Copy the data that follows exactly. Include no pictures.

-- start of Collected data --

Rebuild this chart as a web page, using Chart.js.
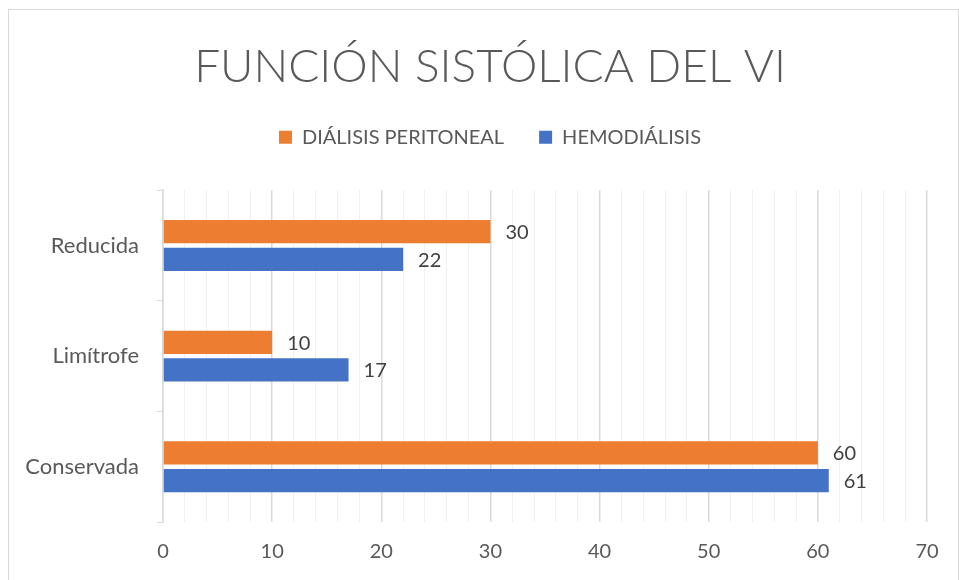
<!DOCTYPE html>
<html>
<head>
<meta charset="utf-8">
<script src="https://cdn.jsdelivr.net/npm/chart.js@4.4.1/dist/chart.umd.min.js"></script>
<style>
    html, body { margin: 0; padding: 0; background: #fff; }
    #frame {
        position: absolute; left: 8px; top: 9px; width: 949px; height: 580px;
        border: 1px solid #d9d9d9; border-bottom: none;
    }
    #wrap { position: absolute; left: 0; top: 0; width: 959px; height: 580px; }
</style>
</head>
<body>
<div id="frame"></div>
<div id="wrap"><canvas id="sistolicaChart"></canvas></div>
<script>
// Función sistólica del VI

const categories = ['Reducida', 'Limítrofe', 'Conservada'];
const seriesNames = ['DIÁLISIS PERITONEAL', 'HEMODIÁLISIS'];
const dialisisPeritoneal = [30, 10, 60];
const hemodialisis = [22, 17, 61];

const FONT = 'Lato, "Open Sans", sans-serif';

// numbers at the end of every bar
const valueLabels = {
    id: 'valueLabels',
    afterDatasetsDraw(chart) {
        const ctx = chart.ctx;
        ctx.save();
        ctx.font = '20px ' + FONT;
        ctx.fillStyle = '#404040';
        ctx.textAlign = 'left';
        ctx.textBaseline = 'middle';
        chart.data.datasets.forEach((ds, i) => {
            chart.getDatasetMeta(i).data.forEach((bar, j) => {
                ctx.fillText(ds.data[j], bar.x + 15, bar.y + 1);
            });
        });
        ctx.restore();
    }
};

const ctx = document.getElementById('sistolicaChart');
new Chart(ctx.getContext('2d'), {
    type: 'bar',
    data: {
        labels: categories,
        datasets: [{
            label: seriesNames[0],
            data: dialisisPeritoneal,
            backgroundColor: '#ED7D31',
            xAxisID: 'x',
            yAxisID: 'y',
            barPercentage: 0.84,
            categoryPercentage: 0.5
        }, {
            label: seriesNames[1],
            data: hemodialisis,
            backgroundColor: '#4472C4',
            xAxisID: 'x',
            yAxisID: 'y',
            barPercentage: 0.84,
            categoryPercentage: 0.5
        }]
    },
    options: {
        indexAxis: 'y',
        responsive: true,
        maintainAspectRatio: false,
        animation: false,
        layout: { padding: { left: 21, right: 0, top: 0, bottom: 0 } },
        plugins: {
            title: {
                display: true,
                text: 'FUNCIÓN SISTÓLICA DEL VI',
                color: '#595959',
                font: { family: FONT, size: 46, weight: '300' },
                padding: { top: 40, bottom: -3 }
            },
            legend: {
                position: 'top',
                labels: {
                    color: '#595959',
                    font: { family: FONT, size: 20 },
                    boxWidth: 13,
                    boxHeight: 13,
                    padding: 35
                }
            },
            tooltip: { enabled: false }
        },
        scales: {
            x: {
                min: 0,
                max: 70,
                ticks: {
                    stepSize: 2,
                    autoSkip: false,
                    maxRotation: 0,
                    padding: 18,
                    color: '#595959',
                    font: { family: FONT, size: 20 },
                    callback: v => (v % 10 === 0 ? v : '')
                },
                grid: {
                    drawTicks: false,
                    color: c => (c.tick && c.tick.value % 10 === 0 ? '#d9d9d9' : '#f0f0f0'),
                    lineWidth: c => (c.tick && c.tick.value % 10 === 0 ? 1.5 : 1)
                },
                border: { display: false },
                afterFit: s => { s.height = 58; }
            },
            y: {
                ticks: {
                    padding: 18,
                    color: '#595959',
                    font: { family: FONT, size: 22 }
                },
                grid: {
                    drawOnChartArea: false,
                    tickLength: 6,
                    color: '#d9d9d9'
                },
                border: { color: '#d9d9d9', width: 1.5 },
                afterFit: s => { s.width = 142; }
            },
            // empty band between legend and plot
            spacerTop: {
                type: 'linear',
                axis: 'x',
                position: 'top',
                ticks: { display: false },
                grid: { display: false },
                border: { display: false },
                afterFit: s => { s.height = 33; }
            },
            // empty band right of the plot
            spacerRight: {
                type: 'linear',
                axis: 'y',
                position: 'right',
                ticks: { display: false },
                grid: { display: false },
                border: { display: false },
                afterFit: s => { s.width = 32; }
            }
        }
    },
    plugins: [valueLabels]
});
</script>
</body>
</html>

-- end of Collected data --

> Written answer:
Rebuild this chart as a web page, using Chart.js.
<!DOCTYPE html>
<html>
<head>
<meta charset="utf-8">
<script src="https://cdn.jsdelivr.net/npm/chart.js@4.4.1/dist/chart.umd.min.js"></script>
<style>
    html, body { margin: 0; padding: 0; background: #fff; }
    #frame {
        position: absolute; left: 8px; top: 9px; width: 949px; height: 580px;
        border: 1px solid #d9d9d9; border-bottom: none;
    }
    #wrap { position: absolute; left: 0; top: 0; width: 959px; height: 580px; }
</style>
</head>
<body>
<div id="frame"></div>
<div id="wrap"><canvas id="sistolicaChart"></canvas></div>
<script>
// Función sistólica del VI

const categories = ['Reducida', 'Limítrofe', 'Conservada'];
const seriesNames = ['DIÁLISIS PERITONEAL', 'HEMODIÁLISIS'];
const dialisisPeritoneal = [30, 10, 60];
const hemodialisis = [22, 17, 61];

const FONT = 'Lato, "Open Sans", sans-serif';

// numbers at the end of every bar
const valueLabels = {
    id: 'valueLabels',
    afterDatasetsDraw(chart) {
        const ctx = chart.ctx;
        ctx.save();
        ctx.font = '20px ' + FONT;
        ctx.fillStyle = '#404040';
        ctx.textAlign = 'left';
        ctx.textBaseline = 'middle';
        chart.data.datasets.forEach((ds, i) => {
            chart.getDatasetMeta(i).data.forEach((bar, j) => {
                ctx.fillText(ds.data[j], bar.x + 15, bar.y + 1);
            });
        });
        ctx.restore();
    }
};

const ctx = document.getElementById('sistolicaChart');
new Chart(ctx.getContext('2d'), {
    type: 'bar',
    data: {
        labels: categories,
        datasets: [{
            label: seriesNames[0],
            data: dialisisPeritoneal,
            backgroundColor: '#ED7D31',
            xAxisID: 'x',
            yAxisID: 'y',
            barPercentage: 0.84,
            categoryPercentage: 0.5
        }, {
            label: seriesNames[1],
            data: hemodialisis,
            backgroundColor: '#4472C4',
            xAxisID: 'x',
            yAxisID: 'y',
            barPercentage: 0.84,
            categoryPercentage: 0.5
        }]
    },
    options: {
        indexAxis: 'y',
        responsive: true,
        maintainAspectRatio: false,
        animation: false,
        layout: { padding: { left: 21, right: 0, top: 0, bottom: 0 } },
        plugins: {
            title: {
                display: true,
                text: 'FUNCIÓN SISTÓLICA DEL VI',
                color: '#595959',
                font: { family: FONT, size: 46, weight: '300' },
                padding: { top: 40, bottom: -3 }
            },
            legend: {
                position: 'top',
                labels: {
                    color: '#595959',
                    font: { family: FONT, size: 20 },
                    boxWidth: 13,
                    boxHeight: 13,
                    padding: 35
                }
            },
            tooltip: { enabled: false }
        },
        scales: {
            x: {
                min: 0,
                max: 70,
                ticks: {
                    stepSize: 2,
                    autoSkip: false,
                    maxRotation: 0,
                    padding: 18,
                    color: '#595959',
                    font: { family: FONT, size: 20 },
                    callback: v => (v % 10 === 0 ? v : '')
                },
                grid: {
                    drawTicks: false,
                    color: c => (c.tick && c.tick.value % 10 === 0 ? '#d9d9d9' : '#f0f0f0'),
                    lineWidth: c => (c.tick && c.tick.value % 10 === 0 ? 1.5 : 1)
                },
                border: { display: false },
                afterFit: s => { s.height = 58; }
            },
            y: {
                ticks: {
                    padding: 18,
                    color: '#595959',
                    font: { family: FONT, size: 22 }
                },
                grid: {
                    drawOnChartArea: false,
                    tickLength: 6,
                    color: '#d9d9d9'
                },
                border: { color: '#d9d9d9', width: 1.5 },
                afterFit: s => { s.width = 142; }
            },
            // empty band between legend and plot
            spacerTop: {
                type: 'linear',
                axis: 'x',
                position: 'top',
                ticks: { display: false },
                grid: { display: false },
                border: { display: false },
                afterFit: s => { s.height = 33; }
            },
            // empty band right of the plot
            spacerRight: {
                type: 'linear',
                axis: 'y',
                position: 'right',
                ticks: { display: false },
                grid: { display: false },
                border: { display: false },
                afterFit: s => { s.width = 32; }
            }
        }
    },
    plugins: [valueLabels]
});
</script>
</body>
</html>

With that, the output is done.